Beton asfalt işi değil
Merkezden kaçanların 2-3 katlı evlerden sitelerini, dibine saplanmış bıçak gibi 20-30 katlı binalar gölgeliyor, yerleşim olamayan araziye kentsel dönüşüm uygulanıyor, şehirden 40-50 kilometre dışarıya, altyapısı, ulaşımı, sosyal yaşamı sorunlu yerleşim birimleri kuruluyor, sonra “Yaşa burada” deniyor.

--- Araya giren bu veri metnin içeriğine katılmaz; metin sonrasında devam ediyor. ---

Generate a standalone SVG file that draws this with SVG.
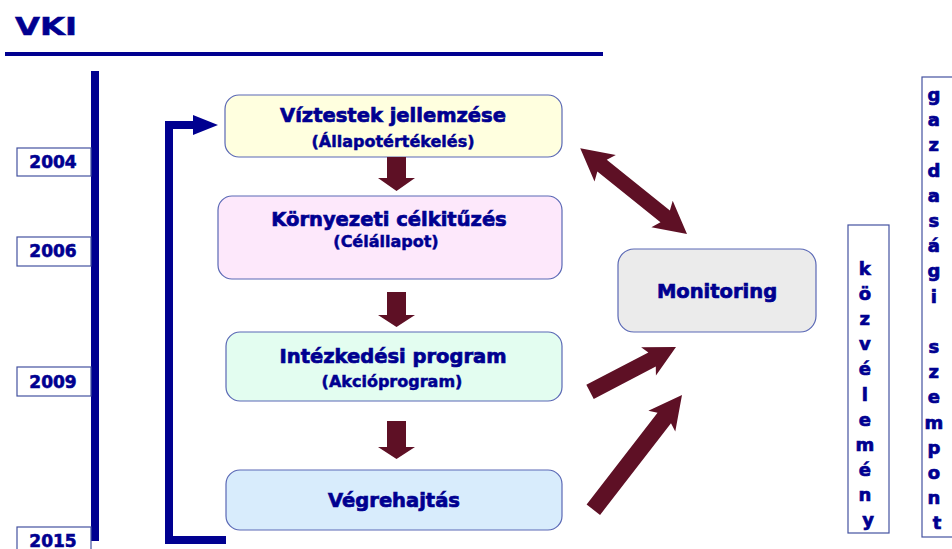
<svg xmlns="http://www.w3.org/2000/svg" width="952" height="549" viewBox="0 0 952 549">
<style>
  text { font-family: "DejaVu Sans", "Liberation Sans", sans-serif; font-weight: bold; fill: #000090; stroke: #000090; stroke-width: 0.5; }
  .box { stroke: #5A68B5; stroke-width: 1.2; }
  .year { fill: #ffffff; stroke: #4452A0; stroke-width: 1.2; }
  .vbox { fill: #ffffff; stroke: #4452A0; stroke-width: 1.2; }
  .title { font-size: 19.5px; text-anchor: middle; stroke-width: 0.7; }
  .sub { font-size: 16px; text-anchor: middle; }
  .yr { font-size: 17px; text-anchor: middle; stroke-width: 0.6; }
  .vl { font-size: 18px; text-anchor: middle; stroke-width: 0.7; }
  .navy { stroke: #000090; fill: none; }
  .arrow { fill: #5E1025; }
</style>

<!-- header -->
<g id="header">
  <text x="15" y="35" font-size="24" stroke-width="1.4" textLength="62" lengthAdjust="spacingAndGlyphs">VKI</text>
  <line x1="5" y1="54" x2="603" y2="54" stroke="#000090" stroke-width="4"/>
</g>

<!-- timeline -->
<g id="timeline">
  <line x1="95" y1="71" x2="95" y2="541" stroke="#000090" stroke-width="8"/>
</g>
<g id="year-2004">
  <rect class="year" x="17" y="148" width="74" height="28"/>
  <text class="yr" x="53" y="168">2004</text>
</g>
<g id="year-2006">
  <rect class="year" x="17" y="237" width="74" height="29"/>
  <text class="yr" x="53" y="257">2006</text>
</g>
<g id="year-2009">
  <rect class="year" x="17" y="367" width="74" height="29"/>
  <text class="yr" x="53" y="388">2009</text>
</g>
<g id="year-2015">
  <rect class="year" x="17" y="527" width="74" height="30"/>
  <text class="yr" x="53" y="547">2015</text>
</g>

<!-- process boxes -->
<g id="node-viztestek">
  <rect class="box" x="225" y="95" width="337" height="62" rx="14" fill="#FFFFDF"/>
  <text class="title" x="393" y="122">Víztestek jellemzése</text>
  <text class="sub" x="393" y="147" font-size="16.5">(Állapotértékelés)</text>
</g>
<g id="node-kornyezeti">
  <rect class="box" x="218" y="196" width="344" height="83" rx="14" fill="#FDE8FB"/>
  <text class="title" x="389" y="226">Környezeti célkitűzés</text>
  <text class="sub" x="386" y="247" font-size="16.5">(Célállapot)</text>
</g>
<g id="node-intezkedesi">
  <rect class="box" x="226" y="332" width="336" height="69" rx="14" fill="#E3FDF0"/>
  <text class="title" x="393" y="363">Intézkedési program</text>
  <text class="sub" x="392" y="387">(Akcióprogram)</text>
</g>
<g id="node-vegrehajtas">
  <rect class="box" x="226" y="470" width="336" height="60" rx="14" fill="#D8ECFC"/>
  <text class="title" x="394" y="507">Végrehajtás</text>
</g>
<g id="node-monitoring">
  <rect class="box" x="618" y="249" width="198" height="83" rx="16" fill="#EBEBEB"/>
  <text class="title" x="717" y="298">Monitoring</text>
</g>

<!-- vertical labels -->
<g id="node-kozvelemeny">
  <rect class="vbox" x="848" y="225" width="41" height="308"/>
  <text class="vl">
    <tspan x="868" y="275">k</tspan>
    <tspan x="868" dy="25.1">ö</tspan>
    <tspan x="868" dy="25.1">z</tspan>
    <tspan x="868" dy="25.1">v</tspan>
    <tspan x="868" dy="25.1">é</tspan>
    <tspan x="868" dy="25.1">l</tspan>
    <tspan x="868" dy="25.1">e</tspan>
    <tspan x="868" dy="25.1">m</tspan>
    <tspan x="868" dy="25.1">é</tspan>
    <tspan x="868" dy="25.1">n</tspan>
    <tspan x="868" dy="25.1">y</tspan>
  </text>
</g>
<g id="node-gazdasagi">
  <rect class="vbox" x="922" y="77" width="40" height="460"/>
  <text class="vl">
    <tspan x="937" y="101">g</tspan>
    <tspan x="937" dy="25.2">a</tspan>
    <tspan x="937" dy="25.2">z</tspan>
    <tspan x="937" dy="25.2">d</tspan>
    <tspan x="937" dy="25.2">a</tspan>
    <tspan x="937" dy="25.2">s</tspan>
    <tspan x="937" dy="25.2">á</tspan>
    <tspan x="937" dy="25.2">g</tspan>
    <tspan x="937" dy="25.2">i</tspan>
    <tspan x="937" dy="50.4">s</tspan>
    <tspan x="937" dy="25.2">z</tspan>
    <tspan x="937" dy="25.2">e</tspan>
    <tspan x="937" dy="25.2">m</tspan>
    <tspan x="937" dy="25.2">p</tspan>
    <tspan x="937" dy="25.2">o</tspan>
    <tspan x="937" dy="25.2">n</tspan>
    <tspan x="937" dy="25.2">t</tspan>
  </text>
</g>

<!-- connectors -->
<g id="connectors">
  <!-- feedback loop -->
  <polyline class="navy" points="226,540 169,540 169,125 196,125" stroke-width="8"/>
  <polygon points="193,115 218,125 193,135" fill="#000090"/>

  <!-- down arrows -->
  <polygon class="arrow" points="387,157 406,157 406,178 415,178 396.5,191 378,178 387,178"/>
  <polygon class="arrow" points="387,292 406,292 406,315 415,315 396.5,327 378,315 387,315"/>
  <polygon class="arrow" points="387,421 406,421 406,447 415,447 396.5,459 378,447 387,447"/>

  <!-- double arrow to monitoring -->
  <polygon class="arrow" transform="translate(687,234) rotate(38.8)" points="0,0 -32,-17 -28,-7.5 -109,-7.5 -105,-17 -137,0 -105,17 -109,7.5 -28,7.5 -32,17"/>
  <!-- from Intézkedési -->
  <polygon class="arrow" transform="translate(676,347) rotate(-27.6)" points="0,0 -31,-16 -27,-8 -97,-8 -97,8 -27,8 -31,16"/>
  <!-- from Végrehajtás -->
  <polygon class="arrow" transform="translate(682,395) rotate(-52.3)" points="0,0 -33,-17 -29,-8.5 -145,-8.5 -145,8.5 -29,8.5 -33,17"/>
</g>
</svg>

Bir avuç adamın ve TOKİ’nin, toplumsal dokuyla mimariyle şehirleşmeyle uyuşmayan oldu-bittisini doludizgin yaşamaya zorlanıyor bir millet. İnsanilik yoksa her türlü kötülük de olur, adalet duygusu da sarsılır. Basit bir beton, çatı, asfalt işi değil ki olup biten.

Fotoğraflar: Ahmet Soyak

3 yorum:

Abidinpaşa dedi ki...

Ankaramızın Tarihi Merkezinden Kazalarına Köylerine kadar olan dairenin içinde korkunç imar yolsuzlukları dönmekte bu döngüden çok büyük rantlar elde edilmektedir sayın Ali İnandımın Korkmadan yazdığı bu yazıların bin katını İmar Bakanı bir çırpıda iki kelimede ifa etmiştir ama netice ayni. Ankara Yok edilmeye İmar çetelerine soygunculara rantçılara teslim edilmeye devam etmektedir.Radikal kararlar alacak namuslu yetkilileri beklemektedir.

Unknown dedi ki...

😡
Benim Memurum İşini bilir zihniyeti Bizi nerelere getirdi ⁉😡
Örnek: gemicik

Unknown dedi ki...

Güzel tespitler....
Son açılan iş yerimiz yeni bir binada .. Yasak savmak için bir otopark yapılmış bırakın araç girişini İnsan inerken beline ip bağlayıp da iniyor.